- Extracted data
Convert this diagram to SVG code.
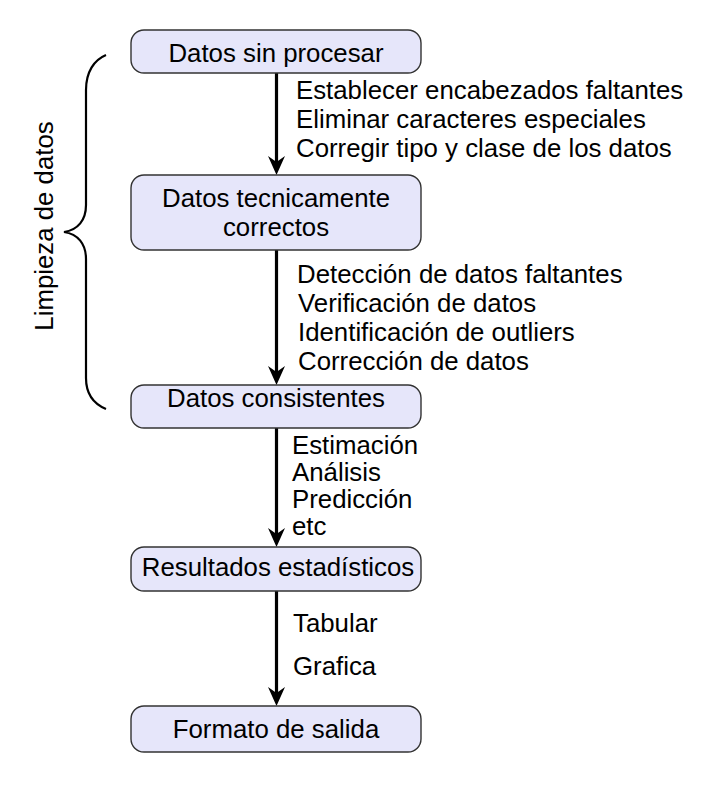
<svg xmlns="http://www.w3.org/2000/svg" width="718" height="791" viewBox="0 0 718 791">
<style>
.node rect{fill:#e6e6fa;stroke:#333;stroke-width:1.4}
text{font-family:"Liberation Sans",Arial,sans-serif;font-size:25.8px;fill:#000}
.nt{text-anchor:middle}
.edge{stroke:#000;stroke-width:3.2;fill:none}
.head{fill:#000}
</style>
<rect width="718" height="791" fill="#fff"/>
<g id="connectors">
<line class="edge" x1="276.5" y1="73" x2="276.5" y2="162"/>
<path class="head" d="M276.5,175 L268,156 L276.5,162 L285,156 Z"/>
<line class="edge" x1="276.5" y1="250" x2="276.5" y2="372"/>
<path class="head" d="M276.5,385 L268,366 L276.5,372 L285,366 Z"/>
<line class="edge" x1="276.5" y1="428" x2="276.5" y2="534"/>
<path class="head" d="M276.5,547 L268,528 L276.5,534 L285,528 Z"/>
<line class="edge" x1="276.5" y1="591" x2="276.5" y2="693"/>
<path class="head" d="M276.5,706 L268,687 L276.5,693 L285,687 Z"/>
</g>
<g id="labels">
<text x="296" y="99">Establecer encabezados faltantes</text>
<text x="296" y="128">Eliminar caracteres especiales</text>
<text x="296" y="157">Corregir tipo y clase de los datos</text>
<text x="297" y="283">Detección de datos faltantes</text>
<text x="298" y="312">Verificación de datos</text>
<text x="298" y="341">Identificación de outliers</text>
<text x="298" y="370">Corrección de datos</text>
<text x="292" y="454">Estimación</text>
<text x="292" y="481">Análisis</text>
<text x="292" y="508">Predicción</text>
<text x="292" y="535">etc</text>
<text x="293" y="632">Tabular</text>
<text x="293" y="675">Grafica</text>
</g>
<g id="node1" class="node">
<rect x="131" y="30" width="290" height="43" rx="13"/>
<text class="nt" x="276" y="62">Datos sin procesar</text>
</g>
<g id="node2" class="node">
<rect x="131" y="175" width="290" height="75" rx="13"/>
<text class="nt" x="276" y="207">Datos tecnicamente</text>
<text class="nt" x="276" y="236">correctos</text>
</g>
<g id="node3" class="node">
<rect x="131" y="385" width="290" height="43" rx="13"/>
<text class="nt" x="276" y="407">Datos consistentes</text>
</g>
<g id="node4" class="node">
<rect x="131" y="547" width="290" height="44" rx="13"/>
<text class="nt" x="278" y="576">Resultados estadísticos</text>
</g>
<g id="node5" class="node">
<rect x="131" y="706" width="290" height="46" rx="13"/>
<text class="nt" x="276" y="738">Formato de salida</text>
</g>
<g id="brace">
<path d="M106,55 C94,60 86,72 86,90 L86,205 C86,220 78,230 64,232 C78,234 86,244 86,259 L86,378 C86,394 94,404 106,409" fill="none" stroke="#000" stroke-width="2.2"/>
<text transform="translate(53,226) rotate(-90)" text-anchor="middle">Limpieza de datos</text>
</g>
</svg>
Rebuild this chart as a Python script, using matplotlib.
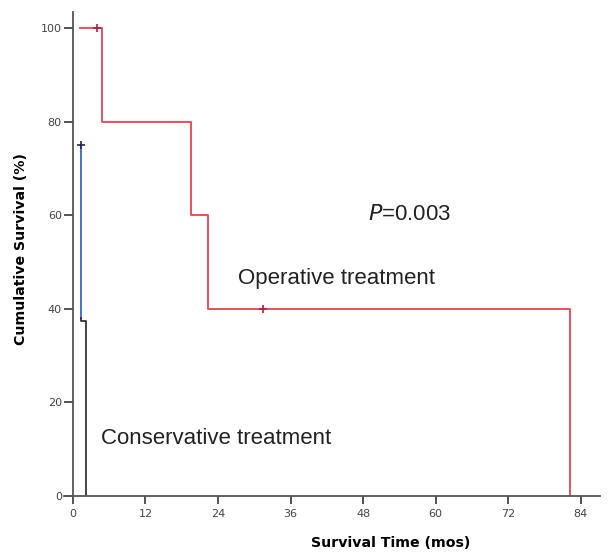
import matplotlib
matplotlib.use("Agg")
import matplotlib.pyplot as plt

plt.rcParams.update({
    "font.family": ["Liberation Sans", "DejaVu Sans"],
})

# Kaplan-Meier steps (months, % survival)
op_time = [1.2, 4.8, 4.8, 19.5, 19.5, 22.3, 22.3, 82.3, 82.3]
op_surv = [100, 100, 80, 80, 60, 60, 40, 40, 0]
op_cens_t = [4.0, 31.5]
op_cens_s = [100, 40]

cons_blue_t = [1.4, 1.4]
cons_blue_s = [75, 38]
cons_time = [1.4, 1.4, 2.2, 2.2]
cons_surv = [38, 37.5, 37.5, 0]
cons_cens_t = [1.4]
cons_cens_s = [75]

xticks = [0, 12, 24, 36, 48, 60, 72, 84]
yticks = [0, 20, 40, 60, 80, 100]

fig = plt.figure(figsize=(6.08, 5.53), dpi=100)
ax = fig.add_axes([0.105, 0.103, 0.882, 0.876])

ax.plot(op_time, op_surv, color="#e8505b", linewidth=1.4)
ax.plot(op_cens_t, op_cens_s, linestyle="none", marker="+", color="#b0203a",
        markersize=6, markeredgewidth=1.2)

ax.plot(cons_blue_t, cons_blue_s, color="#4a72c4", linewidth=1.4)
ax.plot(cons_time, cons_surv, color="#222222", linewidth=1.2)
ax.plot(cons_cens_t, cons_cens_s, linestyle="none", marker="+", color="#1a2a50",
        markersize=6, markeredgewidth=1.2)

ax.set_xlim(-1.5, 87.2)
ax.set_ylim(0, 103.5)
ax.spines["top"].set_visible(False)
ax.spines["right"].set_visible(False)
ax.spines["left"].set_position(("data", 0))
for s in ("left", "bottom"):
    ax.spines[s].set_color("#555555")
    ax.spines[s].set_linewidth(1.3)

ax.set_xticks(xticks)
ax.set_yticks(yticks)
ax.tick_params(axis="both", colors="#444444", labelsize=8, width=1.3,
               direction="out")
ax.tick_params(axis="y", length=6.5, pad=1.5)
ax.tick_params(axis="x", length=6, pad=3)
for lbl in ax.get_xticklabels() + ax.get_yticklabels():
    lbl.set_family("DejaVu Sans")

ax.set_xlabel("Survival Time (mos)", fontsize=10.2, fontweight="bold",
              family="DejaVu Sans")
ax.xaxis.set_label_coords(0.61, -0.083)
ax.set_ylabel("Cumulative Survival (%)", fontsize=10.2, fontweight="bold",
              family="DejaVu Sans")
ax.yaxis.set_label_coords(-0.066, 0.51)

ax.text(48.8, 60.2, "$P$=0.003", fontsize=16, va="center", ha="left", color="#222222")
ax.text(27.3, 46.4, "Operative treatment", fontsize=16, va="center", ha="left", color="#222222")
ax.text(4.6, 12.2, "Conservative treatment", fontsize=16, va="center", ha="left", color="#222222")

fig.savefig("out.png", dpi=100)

- Work required
Will you restate every entry word for word and omit the images?

- Task answer
Convert this diagram to SVG code.
<svg xmlns="http://www.w3.org/2000/svg" width="718" height="791" viewBox="0 0 718 791">
<style>
.node rect{fill:#e6e6fa;stroke:#333;stroke-width:1.4}
text{font-family:"Liberation Sans",Arial,sans-serif;font-size:25.8px;fill:#000}
.nt{text-anchor:middle}
.edge{stroke:#000;stroke-width:3.2;fill:none}
.head{fill:#000}
</style>
<rect width="718" height="791" fill="#fff"/>
<g id="connectors">
<line class="edge" x1="276.5" y1="73" x2="276.5" y2="162"/>
<path class="head" d="M276.5,175 L268,156 L276.5,162 L285,156 Z"/>
<line class="edge" x1="276.5" y1="250" x2="276.5" y2="372"/>
<path class="head" d="M276.5,385 L268,366 L276.5,372 L285,366 Z"/>
<line class="edge" x1="276.5" y1="428" x2="276.5" y2="534"/>
<path class="head" d="M276.5,547 L268,528 L276.5,534 L285,528 Z"/>
<line class="edge" x1="276.5" y1="591" x2="276.5" y2="693"/>
<path class="head" d="M276.5,706 L268,687 L276.5,693 L285,687 Z"/>
</g>
<g id="labels">
<text x="296" y="99">Establecer encabezados faltantes</text>
<text x="296" y="128">Eliminar caracteres especiales</text>
<text x="296" y="157">Corregir tipo y clase de los datos</text>
<text x="297" y="283">Detección de datos faltantes</text>
<text x="298" y="312">Verificación de datos</text>
<text x="298" y="341">Identificación de outliers</text>
<text x="298" y="370">Corrección de datos</text>
<text x="292" y="454">Estimación</text>
<text x="292" y="481">Análisis</text>
<text x="292" y="508">Predicción</text>
<text x="292" y="535">etc</text>
<text x="293" y="632">Tabular</text>
<text x="293" y="675">Grafica</text>
</g>
<g id="node1" class="node">
<rect x="131" y="30" width="290" height="43" rx="13"/>
<text class="nt" x="276" y="62">Datos sin procesar</text>
</g>
<g id="node2" class="node">
<rect x="131" y="175" width="290" height="75" rx="13"/>
<text class="nt" x="276" y="207">Datos tecnicamente</text>
<text class="nt" x="276" y="236">correctos</text>
</g>
<g id="node3" class="node">
<rect x="131" y="385" width="290" height="43" rx="13"/>
<text class="nt" x="276" y="407">Datos consistentes</text>
</g>
<g id="node4" class="node">
<rect x="131" y="547" width="290" height="44" rx="13"/>
<text class="nt" x="278" y="576">Resultados estadísticos</text>
</g>
<g id="node5" class="node">
<rect x="131" y="706" width="290" height="46" rx="13"/>
<text class="nt" x="276" y="738">Formato de salida</text>
</g>
<g id="brace">
<path d="M106,55 C94,60 86,72 86,90 L86,205 C86,220 78,230 64,232 C78,234 86,244 86,259 L86,378 C86,394 94,404 106,409" fill="none" stroke="#000" stroke-width="2.2"/>
<text transform="translate(53,226) rotate(-90)" text-anchor="middle">Limpieza de datos</text>
</g>
</svg>
Rebuild this chart as a Python script, using matplotlib.
import matplotlib
matplotlib.use("Agg")
import matplotlib.pyplot as plt

plt.rcParams.update({
    "font.family": ["Liberation Sans", "DejaVu Sans"],
})

# Kaplan-Meier steps (months, % survival)
op_time = [1.2, 4.8, 4.8, 19.5, 19.5, 22.3, 22.3, 82.3, 82.3]
op_surv = [100, 100, 80, 80, 60, 60, 40, 40, 0]
op_cens_t = [4.0, 31.5]
op_cens_s = [100, 40]

cons_blue_t = [1.4, 1.4]
cons_blue_s = [75, 38]
cons_time = [1.4, 1.4, 2.2, 2.2]
cons_surv = [38, 37.5, 37.5, 0]
cons_cens_t = [1.4]
cons_cens_s = [75]

xticks = [0, 12, 24, 36, 48, 60, 72, 84]
yticks = [0, 20, 40, 60, 80, 100]

fig = plt.figure(figsize=(6.08, 5.53), dpi=100)
ax = fig.add_axes([0.105, 0.103, 0.882, 0.876])

ax.plot(op_time, op_surv, color="#e8505b", linewidth=1.4)
ax.plot(op_cens_t, op_cens_s, linestyle="none", marker="+", color="#b0203a",
        markersize=6, markeredgewidth=1.2)

ax.plot(cons_blue_t, cons_blue_s, color="#4a72c4", linewidth=1.4)
ax.plot(cons_time, cons_surv, color="#222222", linewidth=1.2)
ax.plot(cons_cens_t, cons_cens_s, linestyle="none", marker="+", color="#1a2a50",
        markersize=6, markeredgewidth=1.2)

ax.set_xlim(-1.5, 87.2)
ax.set_ylim(0, 103.5)
ax.spines["top"].set_visible(False)
ax.spines["right"].set_visible(False)
ax.spines["left"].set_position(("data", 0))
for s in ("left", "bottom"):
    ax.spines[s].set_color("#555555")
    ax.spines[s].set_linewidth(1.3)

ax.set_xticks(xticks)
ax.set_yticks(yticks)
ax.tick_params(axis="both", colors="#444444", labelsize=8, width=1.3,
               direction="out")
ax.tick_params(axis="y", length=6.5, pad=1.5)
ax.tick_params(axis="x", length=6, pad=3)
for lbl in ax.get_xticklabels() + ax.get_yticklabels():
    lbl.set_family("DejaVu Sans")

ax.set_xlabel("Survival Time (mos)", fontsize=10.2, fontweight="bold",
              family="DejaVu Sans")
ax.xaxis.set_label_coords(0.61, -0.083)
ax.set_ylabel("Cumulative Survival (%)", fontsize=10.2, fontweight="bold",
              family="DejaVu Sans")
ax.yaxis.set_label_coords(-0.066, 0.51)

ax.text(48.8, 60.2, "$P$=0.003", fontsize=16, va="center", ha="left", color="#222222")
ax.text(27.3, 46.4, "Operative treatment", fontsize=16, va="center", ha="left", color="#222222")
ax.text(4.6, 12.2, "Conservative treatment", fontsize=16, va="center", ha="left", color="#222222")

fig.savefig("out.png", dpi=100)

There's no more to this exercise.